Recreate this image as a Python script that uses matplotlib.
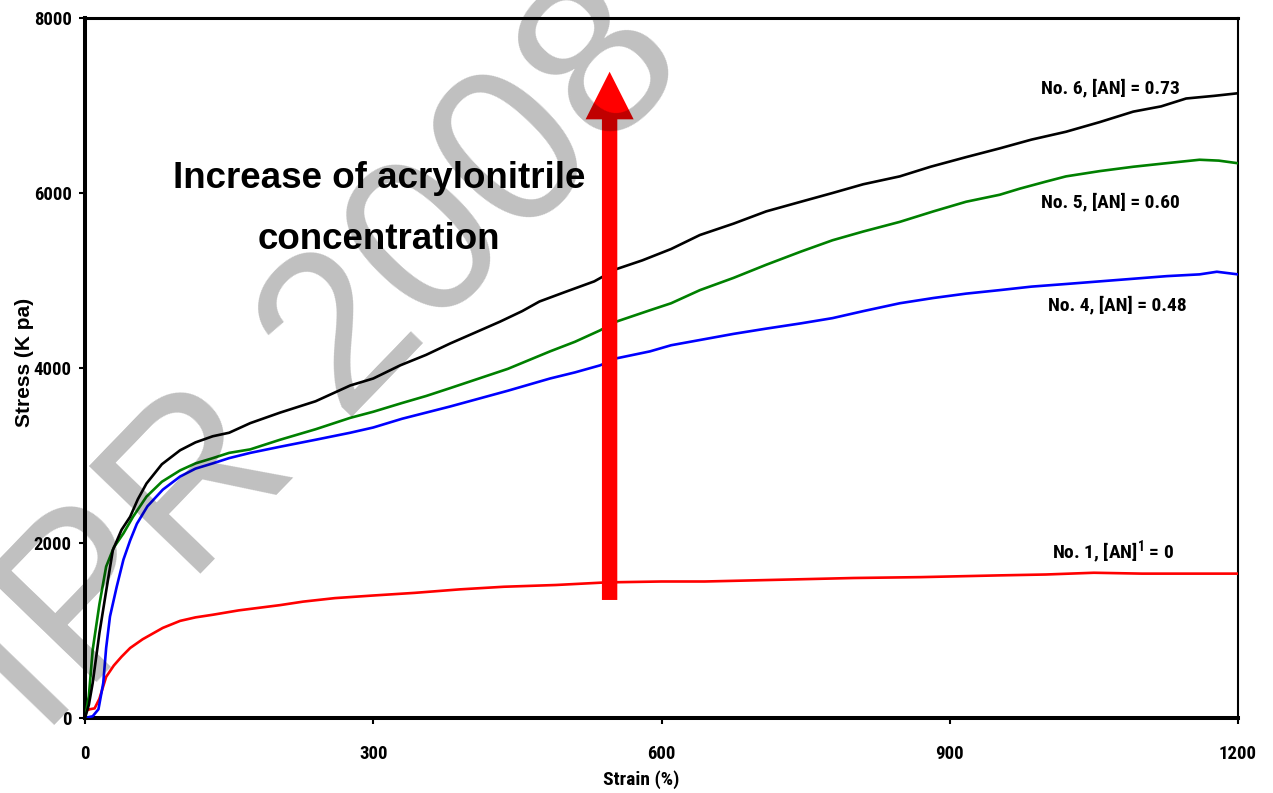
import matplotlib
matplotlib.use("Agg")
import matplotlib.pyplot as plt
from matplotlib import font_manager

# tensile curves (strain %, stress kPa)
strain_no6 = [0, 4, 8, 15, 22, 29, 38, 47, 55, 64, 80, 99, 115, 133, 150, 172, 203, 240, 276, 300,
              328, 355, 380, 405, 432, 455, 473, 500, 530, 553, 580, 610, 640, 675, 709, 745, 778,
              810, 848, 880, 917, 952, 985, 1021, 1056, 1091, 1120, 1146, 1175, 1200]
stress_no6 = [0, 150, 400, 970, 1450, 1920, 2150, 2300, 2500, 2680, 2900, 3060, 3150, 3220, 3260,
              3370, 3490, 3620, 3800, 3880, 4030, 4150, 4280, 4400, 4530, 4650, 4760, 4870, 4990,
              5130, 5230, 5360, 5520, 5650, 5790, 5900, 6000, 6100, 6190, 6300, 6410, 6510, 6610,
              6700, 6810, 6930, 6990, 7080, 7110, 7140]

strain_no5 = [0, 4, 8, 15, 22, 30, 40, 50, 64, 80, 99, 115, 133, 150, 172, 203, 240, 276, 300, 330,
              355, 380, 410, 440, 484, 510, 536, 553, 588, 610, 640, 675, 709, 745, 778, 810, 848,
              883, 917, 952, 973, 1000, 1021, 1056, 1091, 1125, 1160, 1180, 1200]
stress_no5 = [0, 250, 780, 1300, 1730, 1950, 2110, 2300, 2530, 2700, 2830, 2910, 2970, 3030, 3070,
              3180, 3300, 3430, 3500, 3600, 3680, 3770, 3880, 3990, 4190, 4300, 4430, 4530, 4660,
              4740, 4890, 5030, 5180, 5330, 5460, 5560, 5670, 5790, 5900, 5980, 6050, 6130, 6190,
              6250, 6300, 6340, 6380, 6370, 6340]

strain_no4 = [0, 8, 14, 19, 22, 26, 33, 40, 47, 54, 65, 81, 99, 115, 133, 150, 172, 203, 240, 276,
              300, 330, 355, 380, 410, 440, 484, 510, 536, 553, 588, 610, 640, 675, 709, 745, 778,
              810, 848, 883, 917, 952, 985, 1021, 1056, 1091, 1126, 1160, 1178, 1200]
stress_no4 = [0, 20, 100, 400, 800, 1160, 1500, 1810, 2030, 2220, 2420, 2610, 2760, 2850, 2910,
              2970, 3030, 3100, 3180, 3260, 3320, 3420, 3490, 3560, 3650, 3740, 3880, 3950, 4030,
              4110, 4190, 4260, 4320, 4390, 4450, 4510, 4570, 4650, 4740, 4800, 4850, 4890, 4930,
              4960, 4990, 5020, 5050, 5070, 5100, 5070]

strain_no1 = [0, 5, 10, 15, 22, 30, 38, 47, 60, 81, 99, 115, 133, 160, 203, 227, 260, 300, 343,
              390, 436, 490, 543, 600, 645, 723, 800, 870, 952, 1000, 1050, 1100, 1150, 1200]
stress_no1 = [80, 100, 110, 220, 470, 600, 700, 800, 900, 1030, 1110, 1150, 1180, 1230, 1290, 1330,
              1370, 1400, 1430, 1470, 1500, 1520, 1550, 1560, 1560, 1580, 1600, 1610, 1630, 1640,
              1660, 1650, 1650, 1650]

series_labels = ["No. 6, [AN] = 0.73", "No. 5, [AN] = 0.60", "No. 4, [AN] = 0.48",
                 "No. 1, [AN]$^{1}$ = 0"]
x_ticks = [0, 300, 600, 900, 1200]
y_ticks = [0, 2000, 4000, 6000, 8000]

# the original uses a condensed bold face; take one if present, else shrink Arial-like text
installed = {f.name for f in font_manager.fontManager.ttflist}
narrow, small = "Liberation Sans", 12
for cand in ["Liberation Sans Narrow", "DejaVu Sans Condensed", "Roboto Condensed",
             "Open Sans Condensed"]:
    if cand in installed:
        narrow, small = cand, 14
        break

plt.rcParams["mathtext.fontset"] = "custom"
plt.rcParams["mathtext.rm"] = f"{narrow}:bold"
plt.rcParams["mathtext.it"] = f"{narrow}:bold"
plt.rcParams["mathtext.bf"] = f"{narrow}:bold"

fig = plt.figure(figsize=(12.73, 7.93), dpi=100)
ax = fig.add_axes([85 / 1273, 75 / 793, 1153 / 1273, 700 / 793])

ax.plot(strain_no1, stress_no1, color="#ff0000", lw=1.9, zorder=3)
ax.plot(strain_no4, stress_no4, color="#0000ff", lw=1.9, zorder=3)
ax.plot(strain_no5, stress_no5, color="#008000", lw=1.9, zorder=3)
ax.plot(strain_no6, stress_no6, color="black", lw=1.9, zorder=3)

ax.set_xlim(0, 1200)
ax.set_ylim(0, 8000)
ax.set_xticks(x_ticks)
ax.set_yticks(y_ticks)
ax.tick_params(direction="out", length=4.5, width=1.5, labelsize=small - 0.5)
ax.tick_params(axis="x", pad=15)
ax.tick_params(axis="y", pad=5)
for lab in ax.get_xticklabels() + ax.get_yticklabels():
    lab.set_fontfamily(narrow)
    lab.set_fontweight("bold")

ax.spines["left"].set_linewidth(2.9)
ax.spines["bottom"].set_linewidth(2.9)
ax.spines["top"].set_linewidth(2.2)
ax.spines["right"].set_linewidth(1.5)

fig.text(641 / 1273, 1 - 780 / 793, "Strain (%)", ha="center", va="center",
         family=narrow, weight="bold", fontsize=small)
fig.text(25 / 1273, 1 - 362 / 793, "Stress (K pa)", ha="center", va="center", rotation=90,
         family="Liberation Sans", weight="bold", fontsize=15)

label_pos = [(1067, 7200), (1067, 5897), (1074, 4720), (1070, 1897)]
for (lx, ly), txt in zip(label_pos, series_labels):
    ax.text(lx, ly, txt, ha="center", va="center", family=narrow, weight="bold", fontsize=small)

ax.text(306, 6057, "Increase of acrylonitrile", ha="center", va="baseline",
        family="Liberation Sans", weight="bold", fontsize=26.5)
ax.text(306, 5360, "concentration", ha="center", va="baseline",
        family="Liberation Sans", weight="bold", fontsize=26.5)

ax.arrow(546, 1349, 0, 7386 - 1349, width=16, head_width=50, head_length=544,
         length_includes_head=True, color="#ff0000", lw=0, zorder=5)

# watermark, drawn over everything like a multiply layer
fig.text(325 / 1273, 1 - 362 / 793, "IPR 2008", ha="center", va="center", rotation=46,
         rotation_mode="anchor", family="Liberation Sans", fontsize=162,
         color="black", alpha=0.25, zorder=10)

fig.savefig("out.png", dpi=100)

> WRITTEN EXERCISE
Pictures are excluded: retype only the lines from the beginning of the listing above through the line with "from matplotlib import font_manager", both included.

> THE REPLY
Recreate this image as a Python script that uses matplotlib.
import matplotlib
matplotlib.use("Agg")
import matplotlib.pyplot as plt
from matplotlib import font_manager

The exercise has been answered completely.